Step 1: Wear Badass Jewelry
If you come into the dog park wearing baggy straight leg jeans, a t-shirt with a wolf on it, and your arm stack consists of “Livestrong bracelets” your gonna get caught. Make your life a little easier and go in there looking like you own the place. Get on Cruella Di Vil’s levels (minus the fur please) and wear bling that even the most jaded New York fashionistas will ask where they can buy it. Don’t forget your cape you might need to hide the dog at some point.
Step 2: Formulate a Plan
Yes, it’s a obvious step, I know, but a plan is necessary. This is NYC where you need a masters degree to get a job as a waitress. Everyone here is pretty smart so your gonna need to analyze this from all angles.
Step 3: Find a Portable Dog
Good doggy, so small and portable. So cute and cuddly! You are mine! MUHHHHAAAAA
Step 4: Befriend Owner
Take advantage of being at the park and asks questions to make sure the dog is right for you.“Your dog is so cute, whats his name? Is he potty trained? How old is he? shots updated? neutered? temperament?” As a side note remember dogs are like people, we all have our good and bad sides so don’t expect perfection!

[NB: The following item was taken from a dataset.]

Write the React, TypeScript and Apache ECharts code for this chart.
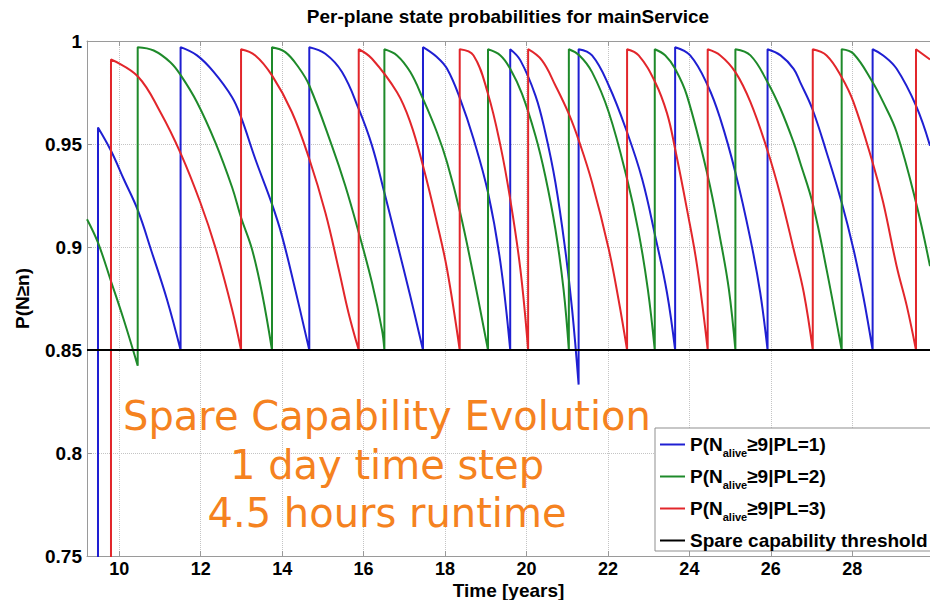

Step 4: Have friend distract owner
Your going to need a partner in crime for this, bribe a friend with free brunches. If all your friends are straight laced squares, tell them its for your dissertation on negative social interactions. If they ask why you never told them about getting a phd, get a faraway look into your eye and say, “there are many things you don’t know about me.”
Step 5: Keep Walking
This is the first time you will be holding your new pet so make sure you sing him a little song to comfort him, “rock a bye doggy in my arms, as I steal you, quite you will be, or ill have to run and being dropped is a possibility ”.
Step 6: Uhh I think I am being followed
hmm ok step 6 was suppose to be success but I am being followed….
Step 7: Make a break for it
The idea was to keep walking till you reached the gate, but once your found out its either abort mission or use your clever backup plan (see step 2) to ensure success. My backup plan was to run, hopefully yours is more strategic.
Step 8: Escape the park
If someones at the gate when your trying to escape, act nonchalant and give them the thumbs up. Really though this is where your accessorizing is important. Ideally they will be be so impressed with your bling they wont notice people yelling and running towards you.
Step 9: Enjoy life with your new “found” friend
Congratulations your are now a dog parent, despite your questionable morals, you now have a responsibility for this little furry life. Cook him healthy foods, bring him to get a monthly massage at the dog parlour, and dye his hair a little in case a bunch of wanted posters go up.
For those who rather obtain a dog without stealing it. I would like to direct you to http://www.susiesseniordogs.com/ . This is a wonderful organization, that helps old dogs in shelters find homes. There are so many old, wonderful companions you can find in a shelter, and while a puppy may be fun there are many benefits to getting an older dog too! With age comes wisdom, and many of us can use a wise friend to help us navigate this crazy world!